* Start ENTRIES SUPPLIED *

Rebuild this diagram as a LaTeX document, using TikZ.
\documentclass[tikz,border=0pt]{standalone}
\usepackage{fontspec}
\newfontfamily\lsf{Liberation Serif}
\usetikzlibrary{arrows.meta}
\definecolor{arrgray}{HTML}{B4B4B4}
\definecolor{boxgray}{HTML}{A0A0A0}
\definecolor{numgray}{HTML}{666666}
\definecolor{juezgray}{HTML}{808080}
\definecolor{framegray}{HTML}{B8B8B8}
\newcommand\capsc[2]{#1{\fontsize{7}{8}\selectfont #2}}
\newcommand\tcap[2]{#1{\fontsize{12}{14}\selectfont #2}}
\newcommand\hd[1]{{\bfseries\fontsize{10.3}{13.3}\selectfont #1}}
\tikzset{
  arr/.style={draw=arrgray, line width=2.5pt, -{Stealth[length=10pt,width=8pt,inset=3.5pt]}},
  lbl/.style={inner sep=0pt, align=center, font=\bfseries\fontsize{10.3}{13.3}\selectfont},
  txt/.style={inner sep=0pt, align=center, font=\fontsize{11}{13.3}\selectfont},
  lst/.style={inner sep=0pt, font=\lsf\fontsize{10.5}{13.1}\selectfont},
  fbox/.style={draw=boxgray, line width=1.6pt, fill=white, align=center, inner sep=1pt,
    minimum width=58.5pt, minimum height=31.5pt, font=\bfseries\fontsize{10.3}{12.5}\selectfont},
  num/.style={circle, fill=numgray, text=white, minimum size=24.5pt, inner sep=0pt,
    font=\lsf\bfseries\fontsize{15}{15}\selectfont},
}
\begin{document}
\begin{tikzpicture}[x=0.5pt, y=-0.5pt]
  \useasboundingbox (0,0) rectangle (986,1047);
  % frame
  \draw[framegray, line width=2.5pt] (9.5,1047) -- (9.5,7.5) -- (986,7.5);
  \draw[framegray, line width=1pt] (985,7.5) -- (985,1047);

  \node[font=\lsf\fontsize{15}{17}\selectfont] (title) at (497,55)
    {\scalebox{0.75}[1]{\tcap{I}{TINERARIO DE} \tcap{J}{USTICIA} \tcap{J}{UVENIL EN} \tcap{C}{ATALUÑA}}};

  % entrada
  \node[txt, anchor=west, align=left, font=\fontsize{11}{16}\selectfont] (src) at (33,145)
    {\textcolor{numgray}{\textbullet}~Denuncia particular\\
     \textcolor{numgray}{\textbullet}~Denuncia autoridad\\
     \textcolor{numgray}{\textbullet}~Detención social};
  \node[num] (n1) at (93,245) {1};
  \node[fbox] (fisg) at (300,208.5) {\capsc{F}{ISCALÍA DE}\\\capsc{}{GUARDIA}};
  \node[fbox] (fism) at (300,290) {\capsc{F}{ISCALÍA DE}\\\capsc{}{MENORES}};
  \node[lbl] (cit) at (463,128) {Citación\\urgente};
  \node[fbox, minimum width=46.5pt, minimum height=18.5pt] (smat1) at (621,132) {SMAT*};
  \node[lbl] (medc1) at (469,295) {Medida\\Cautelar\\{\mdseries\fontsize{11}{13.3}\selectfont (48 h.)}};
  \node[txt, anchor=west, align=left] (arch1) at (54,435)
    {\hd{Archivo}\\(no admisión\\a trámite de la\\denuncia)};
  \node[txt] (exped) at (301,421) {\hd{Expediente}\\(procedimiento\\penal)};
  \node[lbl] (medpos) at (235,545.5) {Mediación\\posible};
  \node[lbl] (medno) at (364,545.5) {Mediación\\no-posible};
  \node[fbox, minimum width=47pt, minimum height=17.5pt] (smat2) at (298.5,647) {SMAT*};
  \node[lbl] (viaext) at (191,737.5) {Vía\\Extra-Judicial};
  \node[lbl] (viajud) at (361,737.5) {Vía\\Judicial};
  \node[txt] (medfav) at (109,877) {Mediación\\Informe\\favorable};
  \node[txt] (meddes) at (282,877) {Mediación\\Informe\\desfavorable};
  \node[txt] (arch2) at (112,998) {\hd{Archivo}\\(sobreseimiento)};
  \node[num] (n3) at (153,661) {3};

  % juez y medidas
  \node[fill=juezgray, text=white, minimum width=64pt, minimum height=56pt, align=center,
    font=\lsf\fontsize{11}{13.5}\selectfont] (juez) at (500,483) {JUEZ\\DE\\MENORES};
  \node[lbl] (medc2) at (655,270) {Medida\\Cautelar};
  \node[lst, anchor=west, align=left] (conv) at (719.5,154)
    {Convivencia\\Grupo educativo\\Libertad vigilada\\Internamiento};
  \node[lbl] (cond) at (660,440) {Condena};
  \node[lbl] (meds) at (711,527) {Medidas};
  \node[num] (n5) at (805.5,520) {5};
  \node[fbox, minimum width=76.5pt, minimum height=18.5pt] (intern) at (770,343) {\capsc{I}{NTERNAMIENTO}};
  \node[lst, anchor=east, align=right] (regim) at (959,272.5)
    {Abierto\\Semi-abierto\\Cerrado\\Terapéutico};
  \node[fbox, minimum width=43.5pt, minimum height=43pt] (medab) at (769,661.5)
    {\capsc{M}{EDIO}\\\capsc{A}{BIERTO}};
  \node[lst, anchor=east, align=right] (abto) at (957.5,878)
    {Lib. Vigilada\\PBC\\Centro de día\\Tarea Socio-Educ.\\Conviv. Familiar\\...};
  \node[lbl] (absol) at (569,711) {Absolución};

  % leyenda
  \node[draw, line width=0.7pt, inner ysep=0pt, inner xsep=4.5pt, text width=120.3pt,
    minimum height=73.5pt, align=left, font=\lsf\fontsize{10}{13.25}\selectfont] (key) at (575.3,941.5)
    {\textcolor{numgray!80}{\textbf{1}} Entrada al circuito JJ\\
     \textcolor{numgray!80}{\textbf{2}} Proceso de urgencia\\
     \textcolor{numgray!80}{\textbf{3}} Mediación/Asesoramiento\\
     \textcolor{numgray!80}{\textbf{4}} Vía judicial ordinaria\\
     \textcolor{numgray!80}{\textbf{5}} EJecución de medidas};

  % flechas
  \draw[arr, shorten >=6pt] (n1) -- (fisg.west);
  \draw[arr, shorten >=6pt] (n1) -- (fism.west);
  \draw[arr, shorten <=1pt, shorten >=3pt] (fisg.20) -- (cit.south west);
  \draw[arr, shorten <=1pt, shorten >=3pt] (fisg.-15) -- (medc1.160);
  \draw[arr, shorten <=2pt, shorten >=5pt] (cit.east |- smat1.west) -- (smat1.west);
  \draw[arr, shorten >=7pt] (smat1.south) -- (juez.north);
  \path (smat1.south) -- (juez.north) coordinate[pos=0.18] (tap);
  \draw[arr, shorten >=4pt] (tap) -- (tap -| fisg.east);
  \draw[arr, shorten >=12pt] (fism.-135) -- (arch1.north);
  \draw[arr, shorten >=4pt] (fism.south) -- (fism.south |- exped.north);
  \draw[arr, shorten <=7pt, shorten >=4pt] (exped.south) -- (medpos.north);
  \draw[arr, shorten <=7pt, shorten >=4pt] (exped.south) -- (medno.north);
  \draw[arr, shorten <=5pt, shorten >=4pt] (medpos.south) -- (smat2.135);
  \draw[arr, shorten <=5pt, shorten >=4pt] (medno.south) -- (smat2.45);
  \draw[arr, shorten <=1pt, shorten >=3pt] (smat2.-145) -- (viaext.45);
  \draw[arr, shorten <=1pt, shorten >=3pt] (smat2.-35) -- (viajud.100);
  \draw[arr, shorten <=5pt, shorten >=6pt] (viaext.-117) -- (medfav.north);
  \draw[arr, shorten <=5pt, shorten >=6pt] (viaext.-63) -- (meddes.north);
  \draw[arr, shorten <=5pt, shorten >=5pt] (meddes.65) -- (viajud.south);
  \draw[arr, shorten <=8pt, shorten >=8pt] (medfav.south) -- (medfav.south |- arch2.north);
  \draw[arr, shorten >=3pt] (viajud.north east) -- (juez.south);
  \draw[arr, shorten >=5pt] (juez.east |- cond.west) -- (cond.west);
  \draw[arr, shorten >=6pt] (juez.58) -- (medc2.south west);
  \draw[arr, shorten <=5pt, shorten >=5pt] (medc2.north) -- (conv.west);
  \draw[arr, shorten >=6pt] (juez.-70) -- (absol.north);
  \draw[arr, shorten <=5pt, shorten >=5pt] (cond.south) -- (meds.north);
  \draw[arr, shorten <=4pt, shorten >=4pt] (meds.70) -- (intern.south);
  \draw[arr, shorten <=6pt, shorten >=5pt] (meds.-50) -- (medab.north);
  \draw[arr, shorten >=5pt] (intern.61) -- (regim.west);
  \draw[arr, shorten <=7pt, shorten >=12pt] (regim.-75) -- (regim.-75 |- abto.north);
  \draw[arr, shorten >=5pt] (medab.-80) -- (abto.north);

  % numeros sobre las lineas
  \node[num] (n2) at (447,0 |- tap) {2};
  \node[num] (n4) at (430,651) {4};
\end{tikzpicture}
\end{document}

* End ENTRIES SUPPLIED *
* Start ENTRIES SUPPLIED *

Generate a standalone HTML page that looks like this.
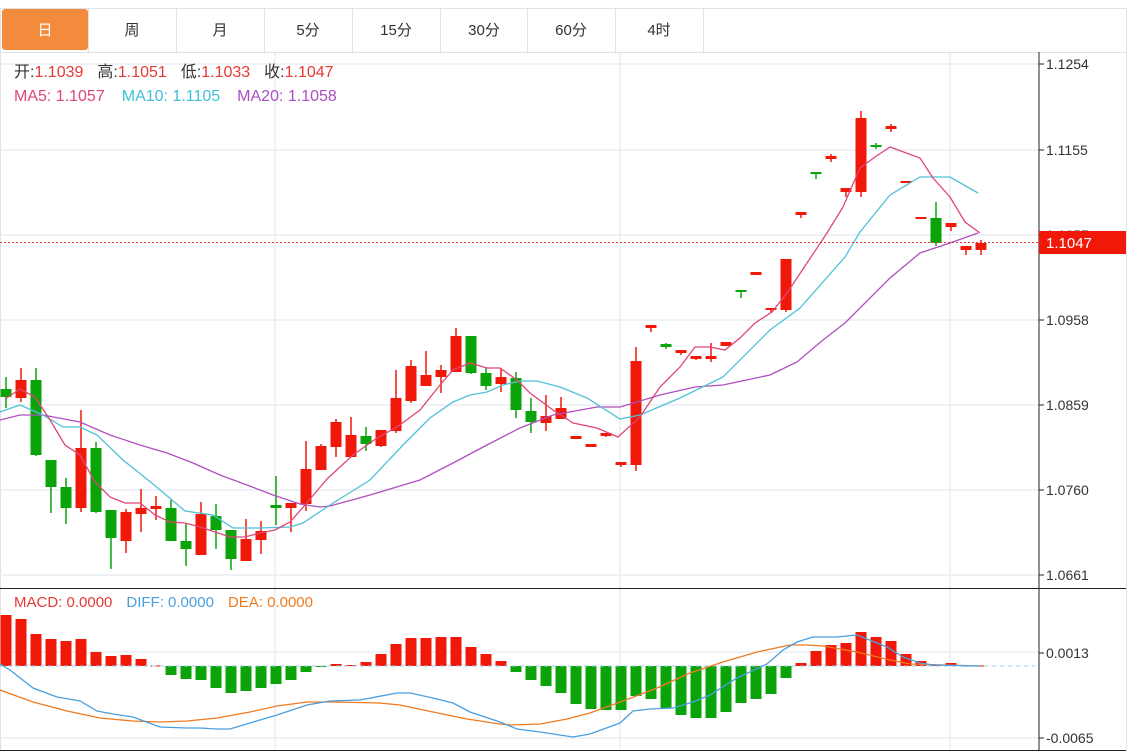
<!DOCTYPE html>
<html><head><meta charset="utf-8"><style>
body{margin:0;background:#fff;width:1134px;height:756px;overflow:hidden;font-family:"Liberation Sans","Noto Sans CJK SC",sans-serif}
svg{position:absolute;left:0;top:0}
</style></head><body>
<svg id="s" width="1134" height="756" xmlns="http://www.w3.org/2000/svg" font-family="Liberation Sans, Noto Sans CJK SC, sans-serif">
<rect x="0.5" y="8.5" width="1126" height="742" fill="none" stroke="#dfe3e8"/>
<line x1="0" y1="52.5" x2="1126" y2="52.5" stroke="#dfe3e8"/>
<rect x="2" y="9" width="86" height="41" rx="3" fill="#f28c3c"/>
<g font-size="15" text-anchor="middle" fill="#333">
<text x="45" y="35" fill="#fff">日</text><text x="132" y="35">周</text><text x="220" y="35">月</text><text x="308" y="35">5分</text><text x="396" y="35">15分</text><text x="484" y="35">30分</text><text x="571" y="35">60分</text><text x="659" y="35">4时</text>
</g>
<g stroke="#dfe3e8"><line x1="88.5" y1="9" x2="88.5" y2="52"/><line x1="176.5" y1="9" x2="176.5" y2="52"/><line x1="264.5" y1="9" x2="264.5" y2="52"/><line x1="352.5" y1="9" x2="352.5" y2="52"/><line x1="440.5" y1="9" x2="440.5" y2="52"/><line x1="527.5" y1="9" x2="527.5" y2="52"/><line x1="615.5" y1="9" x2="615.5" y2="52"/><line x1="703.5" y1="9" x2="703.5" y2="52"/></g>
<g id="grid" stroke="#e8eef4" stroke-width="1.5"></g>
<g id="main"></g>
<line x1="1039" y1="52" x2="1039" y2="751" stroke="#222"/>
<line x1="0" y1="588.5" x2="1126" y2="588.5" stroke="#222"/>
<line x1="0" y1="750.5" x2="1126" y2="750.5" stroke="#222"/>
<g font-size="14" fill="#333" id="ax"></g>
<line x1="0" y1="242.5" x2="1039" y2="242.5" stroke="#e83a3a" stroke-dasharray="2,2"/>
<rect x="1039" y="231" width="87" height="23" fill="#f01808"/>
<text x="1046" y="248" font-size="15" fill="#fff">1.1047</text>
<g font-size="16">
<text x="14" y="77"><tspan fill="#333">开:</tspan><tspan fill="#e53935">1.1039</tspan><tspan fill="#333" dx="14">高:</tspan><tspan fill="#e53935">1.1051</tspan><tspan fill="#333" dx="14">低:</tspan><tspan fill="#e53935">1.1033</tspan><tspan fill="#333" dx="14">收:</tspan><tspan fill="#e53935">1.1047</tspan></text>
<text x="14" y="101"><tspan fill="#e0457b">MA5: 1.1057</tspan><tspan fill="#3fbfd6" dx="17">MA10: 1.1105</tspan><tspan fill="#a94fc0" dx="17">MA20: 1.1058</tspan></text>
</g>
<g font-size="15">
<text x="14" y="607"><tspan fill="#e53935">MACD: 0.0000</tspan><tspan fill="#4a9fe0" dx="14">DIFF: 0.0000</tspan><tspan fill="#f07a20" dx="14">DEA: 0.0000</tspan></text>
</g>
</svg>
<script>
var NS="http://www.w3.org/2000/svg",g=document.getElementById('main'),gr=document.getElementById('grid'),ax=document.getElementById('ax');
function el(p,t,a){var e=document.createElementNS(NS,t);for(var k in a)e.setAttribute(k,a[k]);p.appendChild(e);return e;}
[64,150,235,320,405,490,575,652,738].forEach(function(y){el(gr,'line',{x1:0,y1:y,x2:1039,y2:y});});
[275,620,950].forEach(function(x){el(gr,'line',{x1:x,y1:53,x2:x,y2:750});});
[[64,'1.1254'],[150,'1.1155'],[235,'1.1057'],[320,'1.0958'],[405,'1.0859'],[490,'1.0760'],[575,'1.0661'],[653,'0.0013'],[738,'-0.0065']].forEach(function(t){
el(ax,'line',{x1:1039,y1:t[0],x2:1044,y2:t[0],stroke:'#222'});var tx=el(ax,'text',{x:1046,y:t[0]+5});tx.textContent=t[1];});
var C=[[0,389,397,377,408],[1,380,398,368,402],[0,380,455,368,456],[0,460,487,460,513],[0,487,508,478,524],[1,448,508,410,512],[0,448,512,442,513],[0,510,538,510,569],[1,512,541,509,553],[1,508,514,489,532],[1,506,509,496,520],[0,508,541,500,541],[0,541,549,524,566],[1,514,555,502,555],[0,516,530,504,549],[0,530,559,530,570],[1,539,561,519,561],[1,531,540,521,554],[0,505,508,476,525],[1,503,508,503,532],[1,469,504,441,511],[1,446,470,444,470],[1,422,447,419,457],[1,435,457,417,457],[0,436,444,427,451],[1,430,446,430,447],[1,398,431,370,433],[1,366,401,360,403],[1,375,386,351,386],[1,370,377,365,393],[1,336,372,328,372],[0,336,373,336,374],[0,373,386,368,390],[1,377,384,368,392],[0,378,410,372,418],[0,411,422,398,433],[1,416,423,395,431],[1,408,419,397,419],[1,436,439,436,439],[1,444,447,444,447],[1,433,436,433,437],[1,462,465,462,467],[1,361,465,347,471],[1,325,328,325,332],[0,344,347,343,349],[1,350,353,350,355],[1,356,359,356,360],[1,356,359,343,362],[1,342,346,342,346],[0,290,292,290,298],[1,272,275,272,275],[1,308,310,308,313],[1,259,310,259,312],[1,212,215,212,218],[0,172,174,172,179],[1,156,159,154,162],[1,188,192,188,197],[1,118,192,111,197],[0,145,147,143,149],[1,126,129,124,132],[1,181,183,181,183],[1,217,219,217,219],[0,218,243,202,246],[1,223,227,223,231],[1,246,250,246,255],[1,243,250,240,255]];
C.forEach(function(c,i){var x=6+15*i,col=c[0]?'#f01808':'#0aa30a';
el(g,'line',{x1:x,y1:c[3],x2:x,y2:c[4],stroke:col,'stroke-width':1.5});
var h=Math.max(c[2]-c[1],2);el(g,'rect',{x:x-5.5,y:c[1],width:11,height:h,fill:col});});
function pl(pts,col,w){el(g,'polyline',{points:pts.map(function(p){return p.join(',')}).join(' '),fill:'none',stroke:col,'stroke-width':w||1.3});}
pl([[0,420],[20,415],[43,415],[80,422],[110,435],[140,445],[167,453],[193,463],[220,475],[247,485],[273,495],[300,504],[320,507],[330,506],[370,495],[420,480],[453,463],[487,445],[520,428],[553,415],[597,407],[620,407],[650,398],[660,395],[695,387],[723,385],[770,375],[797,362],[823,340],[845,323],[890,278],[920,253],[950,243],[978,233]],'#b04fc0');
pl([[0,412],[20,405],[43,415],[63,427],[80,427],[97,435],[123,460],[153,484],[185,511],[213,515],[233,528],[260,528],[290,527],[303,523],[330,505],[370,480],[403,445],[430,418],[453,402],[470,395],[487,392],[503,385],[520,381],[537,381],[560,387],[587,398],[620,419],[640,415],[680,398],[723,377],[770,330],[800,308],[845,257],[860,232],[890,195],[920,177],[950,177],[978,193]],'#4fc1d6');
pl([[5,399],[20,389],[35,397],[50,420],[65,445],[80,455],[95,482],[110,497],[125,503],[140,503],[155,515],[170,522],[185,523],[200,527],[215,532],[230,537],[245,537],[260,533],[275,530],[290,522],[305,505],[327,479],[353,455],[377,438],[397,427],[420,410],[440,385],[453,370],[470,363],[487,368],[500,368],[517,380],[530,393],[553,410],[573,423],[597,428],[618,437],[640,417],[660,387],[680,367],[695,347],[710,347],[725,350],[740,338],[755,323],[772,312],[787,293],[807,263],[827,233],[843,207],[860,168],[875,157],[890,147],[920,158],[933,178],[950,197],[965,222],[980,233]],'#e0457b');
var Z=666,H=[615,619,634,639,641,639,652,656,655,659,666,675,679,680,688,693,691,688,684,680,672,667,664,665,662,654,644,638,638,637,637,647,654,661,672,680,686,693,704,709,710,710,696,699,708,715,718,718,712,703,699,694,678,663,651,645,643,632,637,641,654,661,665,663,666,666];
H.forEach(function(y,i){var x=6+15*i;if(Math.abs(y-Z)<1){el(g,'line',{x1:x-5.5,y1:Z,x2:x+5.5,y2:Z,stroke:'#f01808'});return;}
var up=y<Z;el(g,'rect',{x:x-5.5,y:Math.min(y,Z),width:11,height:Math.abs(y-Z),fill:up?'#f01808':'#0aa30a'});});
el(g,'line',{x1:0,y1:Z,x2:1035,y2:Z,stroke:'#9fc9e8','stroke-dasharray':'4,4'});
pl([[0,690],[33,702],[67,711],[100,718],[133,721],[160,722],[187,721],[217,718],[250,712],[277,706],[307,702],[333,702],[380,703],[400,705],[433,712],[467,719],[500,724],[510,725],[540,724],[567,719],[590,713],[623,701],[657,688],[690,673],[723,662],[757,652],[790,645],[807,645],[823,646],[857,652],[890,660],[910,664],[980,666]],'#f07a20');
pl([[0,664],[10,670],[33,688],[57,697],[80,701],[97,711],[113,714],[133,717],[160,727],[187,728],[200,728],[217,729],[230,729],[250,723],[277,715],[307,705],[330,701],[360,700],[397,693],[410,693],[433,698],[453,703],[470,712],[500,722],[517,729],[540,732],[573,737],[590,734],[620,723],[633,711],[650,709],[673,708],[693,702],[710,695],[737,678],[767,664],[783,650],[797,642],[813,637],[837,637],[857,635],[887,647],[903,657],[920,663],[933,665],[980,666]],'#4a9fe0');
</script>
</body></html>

* End ENTRIES SUPPLIED *
* Start ENTRIES SUPPLIED *

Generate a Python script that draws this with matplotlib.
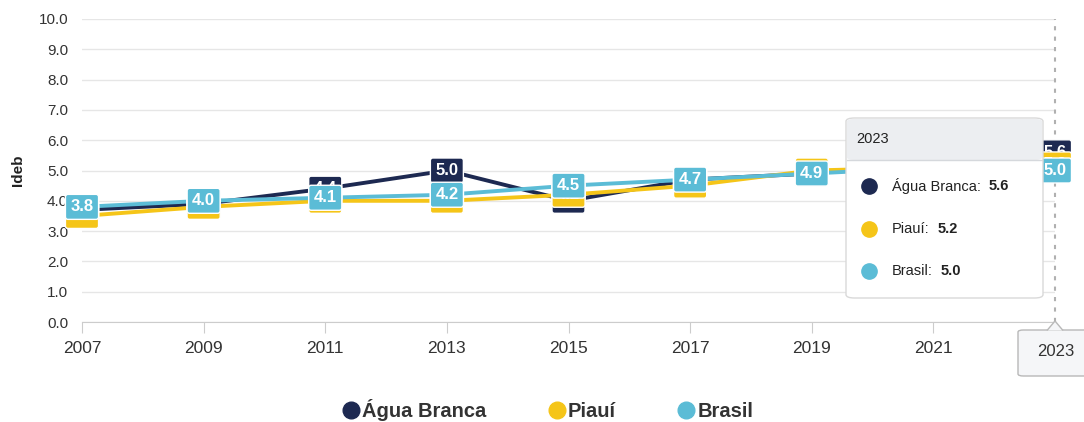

* End ENTRIES SUPPLIED *

TASK BRIEF:
Filter lines by "script" and return each hit.

EXERCISE ANSWER:
<script>
</script>
Generate a Python script that draws this with matplotlib.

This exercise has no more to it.